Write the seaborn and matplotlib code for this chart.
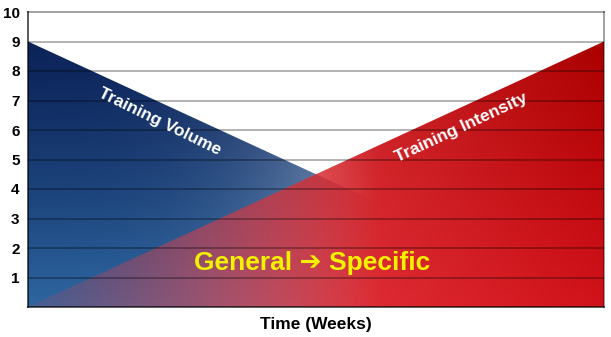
import numpy as np
import pandas as pd
import matplotlib
matplotlib.use("Agg")
import matplotlib.pyplot as plt
from matplotlib.patches import Polygon
import seaborn as sns

# ---- data ----
time = [0.0, 1.0]            # normalised time (weeks)
volume = [9.0, 0.0]          # training volume
intensity = [0.0, 9.0]       # training intensity
y_ticks = [1, 2, 3, 4, 5, 6, 7, 8, 9, 10]
volume_label = "Training Volume"
intensity_label = "Training Intensity"
center_label = "General \u2794 Specific"
x_label = "Time (Weeks)"

sns.set_theme(style="white")
plt.rcParams["font.family"] = ["Liberation Sans", "DejaVu Sans"]
plt.rcParams["font.weight"] = "bold"

fig = plt.figure(figsize=(6.11, 3.37), dpi=100)
ax = fig.add_axes([28 / 611, 1 - 307 / 337, 576 / 611, 295 / 337])
ax.set_xlim(0, 1)
ax.set_ylim(0, 10)

df = pd.DataFrame({"time": time, "volume": volume, "intensity": intensity})

# gradient grids
nx, ny = 400, 400
gx = np.linspace(0, 1, nx)
gy = np.linspace(0, 10, ny)
X, Y = np.meshgrid(gx, gy)

# blue gradient (training volume)
u = X
v = np.clip((9 - Y) / 9, 0, 1)
dark = np.array([12, 36, 90], float)
mid = np.array([46, 102, 160], float)
extra = np.array([520, 440, 330], float)
blue = dark[None, None, :] + (mid - dark)[None, None, :] * (v ** 1.3)[..., None] + extra[None, None, :] * (u ** 3)[..., None]
blue = np.clip(blue, 0, 255) / 255
blue_rgba = np.dstack([blue, np.ones_like(X)])

# red gradient (training intensity)
t = np.clip((X - 0.3) / 0.7, 0, 1)
light_r = np.array([230, 62, 70], float)
deep_r = np.array([210, 18, 26], float)
red = light_r[None, None, :] + (deep_r - light_r)[None, None, :] * t[..., None]
red = red - np.array([40, 18, 26], float)[None, None, :] * (np.clip(Y / 9, 0, 1) * X)[..., None]
red = np.clip(red, 0, 255) / 255
alpha = np.clip(0.12 + 1.45 * X, 0, 1)
red_rgba = np.dstack([red, alpha])

# polygons from data
blue_poly = Polygon([(time[0], 0)] + list(zip(time, volume)) + [(time[-1], 0)],
                    closed=True, transform=ax.transData, facecolor="none", edgecolor="none")
red_poly = Polygon([(time[0], 0)] + list(zip(time, intensity)) + [(time[-1], 0)],
                   closed=True, transform=ax.transData, facecolor="none", edgecolor="none")
ax.add_patch(blue_poly)
ax.add_patch(red_poly)

im_b = ax.imshow(blue_rgba, extent=[0, 1, 0, 10], origin="lower", aspect="auto",
                 interpolation="bilinear", zorder=1)
im_b.set_clip_path(blue_poly)
im_r = ax.imshow(red_rgba, extent=[0, 1, 0, 10], origin="lower", aspect="auto",
                 interpolation="bilinear", zorder=2)
im_r.set_clip_path(red_poly)

sns.lineplot(data=df, x="time", y="volume", ax=ax, color="#0d2558", linewidth=0, zorder=3)
sns.lineplot(data=df, x="time", y="intensity", ax=ax, color="#a80000", linewidth=0, zorder=3)
ax.set_xlim(0, 1)
ax.set_ylim(0, 10)

# grid lines on top
for yv in y_ticks[:-1]:
    ax.axhline(yv, color="black", alpha=0.38, linewidth=1.1, zorder=4)

ax.set_yticks(y_ticks)
ax.set_yticklabels([str(k) for k in y_ticks], fontsize=11, fontweight="bold", color="black")
ax.set_xticks([])
ax.tick_params(axis="y", length=0, pad=6)
ax.set_xlabel(x_label, fontsize=12.5, fontweight="bold", color="black", labelpad=7)
ax.set_ylabel("")

for side in ["left", "bottom"]:
    ax.spines[side].set_color((0, 0, 0, 0.7))
    ax.spines[side].set_linewidth(1.3)
for side in ["top", "right"]:
    ax.spines[side].set_color((0, 0, 0, 0.4))
    ax.spines[side].set_linewidth(1.3)
for s in ax.spines.values():
    s.set_zorder(5)

ax.text(0.229, 6.27, volume_label, color="white", fontsize=12.5, fontweight="bold",
        rotation=-26, ha="center", va="center", zorder=6)
ax.text(0.753, 6.07, intensity_label, color="white", fontsize=12.5, fontweight="bold",
        rotation=25, ha="center", va="center", zorder=6)
ax.text(0.493, 1.49, center_label, color="#f2f200", fontsize=19, fontweight="bold",
        ha="center", va="center", zorder=6, family=["Liberation Sans", "DejaVu Sans"])

fig.savefig("out.png", dpi=100)
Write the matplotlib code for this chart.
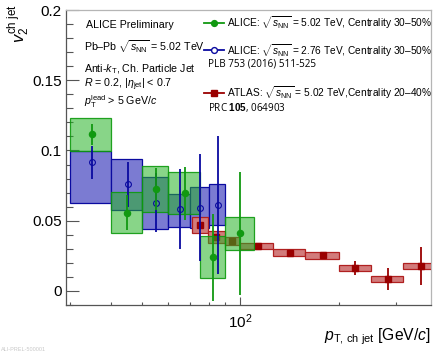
········
## [What you should do]
Reproduce the data verbatim. Do not carry any picture into the copy.

## [Output for this task]
Write the seaborn and matplotlib code for this chart.
import numpy as np
import pandas as pd
import matplotlib
matplotlib.use("Agg")
import matplotlib.pyplot as plt
from matplotlib.patches import Polygon
import seaborn as sns

# ---- data ----
time = [0.0, 1.0]            # normalised time (weeks)
volume = [9.0, 0.0]          # training volume
intensity = [0.0, 9.0]       # training intensity
y_ticks = [1, 2, 3, 4, 5, 6, 7, 8, 9, 10]
volume_label = "Training Volume"
intensity_label = "Training Intensity"
center_label = "General \u2794 Specific"
x_label = "Time (Weeks)"

sns.set_theme(style="white")
plt.rcParams["font.family"] = ["Liberation Sans", "DejaVu Sans"]
plt.rcParams["font.weight"] = "bold"

fig = plt.figure(figsize=(6.11, 3.37), dpi=100)
ax = fig.add_axes([28 / 611, 1 - 307 / 337, 576 / 611, 295 / 337])
ax.set_xlim(0, 1)
ax.set_ylim(0, 10)

df = pd.DataFrame({"time": time, "volume": volume, "intensity": intensity})

# gradient grids
nx, ny = 400, 400
gx = np.linspace(0, 1, nx)
gy = np.linspace(0, 10, ny)
X, Y = np.meshgrid(gx, gy)

# blue gradient (training volume)
u = X
v = np.clip((9 - Y) / 9, 0, 1)
dark = np.array([12, 36, 90], float)
mid = np.array([46, 102, 160], float)
extra = np.array([520, 440, 330], float)
blue = dark[None, None, :] + (mid - dark)[None, None, :] * (v ** 1.3)[..., None] + extra[None, None, :] * (u ** 3)[..., None]
blue = np.clip(blue, 0, 255) / 255
blue_rgba = np.dstack([blue, np.ones_like(X)])

# red gradient (training intensity)
t = np.clip((X - 0.3) / 0.7, 0, 1)
light_r = np.array([230, 62, 70], float)
deep_r = np.array([210, 18, 26], float)
red = light_r[None, None, :] + (deep_r - light_r)[None, None, :] * t[..., None]
red = red - np.array([40, 18, 26], float)[None, None, :] * (np.clip(Y / 9, 0, 1) * X)[..., None]
red = np.clip(red, 0, 255) / 255
alpha = np.clip(0.12 + 1.45 * X, 0, 1)
red_rgba = np.dstack([red, alpha])

# polygons from data
blue_poly = Polygon([(time[0], 0)] + list(zip(time, volume)) + [(time[-1], 0)],
                    closed=True, transform=ax.transData, facecolor="none", edgecolor="none")
red_poly = Polygon([(time[0], 0)] + list(zip(time, intensity)) + [(time[-1], 0)],
                   closed=True, transform=ax.transData, facecolor="none", edgecolor="none")
ax.add_patch(blue_poly)
ax.add_patch(red_poly)

im_b = ax.imshow(blue_rgba, extent=[0, 1, 0, 10], origin="lower", aspect="auto",
                 interpolation="bilinear", zorder=1)
im_b.set_clip_path(blue_poly)
im_r = ax.imshow(red_rgba, extent=[0, 1, 0, 10], origin="lower", aspect="auto",
                 interpolation="bilinear", zorder=2)
im_r.set_clip_path(red_poly)

sns.lineplot(data=df, x="time", y="volume", ax=ax, color="#0d2558", linewidth=0, zorder=3)
sns.lineplot(data=df, x="time", y="intensity", ax=ax, color="#a80000", linewidth=0, zorder=3)
ax.set_xlim(0, 1)
ax.set_ylim(0, 10)

# grid lines on top
for yv in y_ticks[:-1]:
    ax.axhline(yv, color="black", alpha=0.38, linewidth=1.1, zorder=4)

ax.set_yticks(y_ticks)
ax.set_yticklabels([str(k) for k in y_ticks], fontsize=11, fontweight="bold", color="black")
ax.set_xticks([])
ax.tick_params(axis="y", length=0, pad=6)
ax.set_xlabel(x_label, fontsize=12.5, fontweight="bold", color="black", labelpad=7)
ax.set_ylabel("")

for side in ["left", "bottom"]:
    ax.spines[side].set_color((0, 0, 0, 0.7))
    ax.spines[side].set_linewidth(1.3)
for side in ["top", "right"]:
    ax.spines[side].set_color((0, 0, 0, 0.4))
    ax.spines[side].set_linewidth(1.3)
for s in ax.spines.values():
    s.set_zorder(5)

ax.text(0.229, 6.27, volume_label, color="white", fontsize=12.5, fontweight="bold",
        rotation=-26, ha="center", va="center", zorder=6)
ax.text(0.753, 6.07, intensity_label, color="white", fontsize=12.5, fontweight="bold",
        rotation=25, ha="center", va="center", zorder=6)
ax.text(0.493, 1.49, center_label, color="#f2f200", fontsize=19, fontweight="bold",
        ha="center", va="center", zorder=6, family=["Liberation Sans", "DejaVu Sans"])

fig.savefig("out.png", dpi=100)
Write the matplotlib code for this chart.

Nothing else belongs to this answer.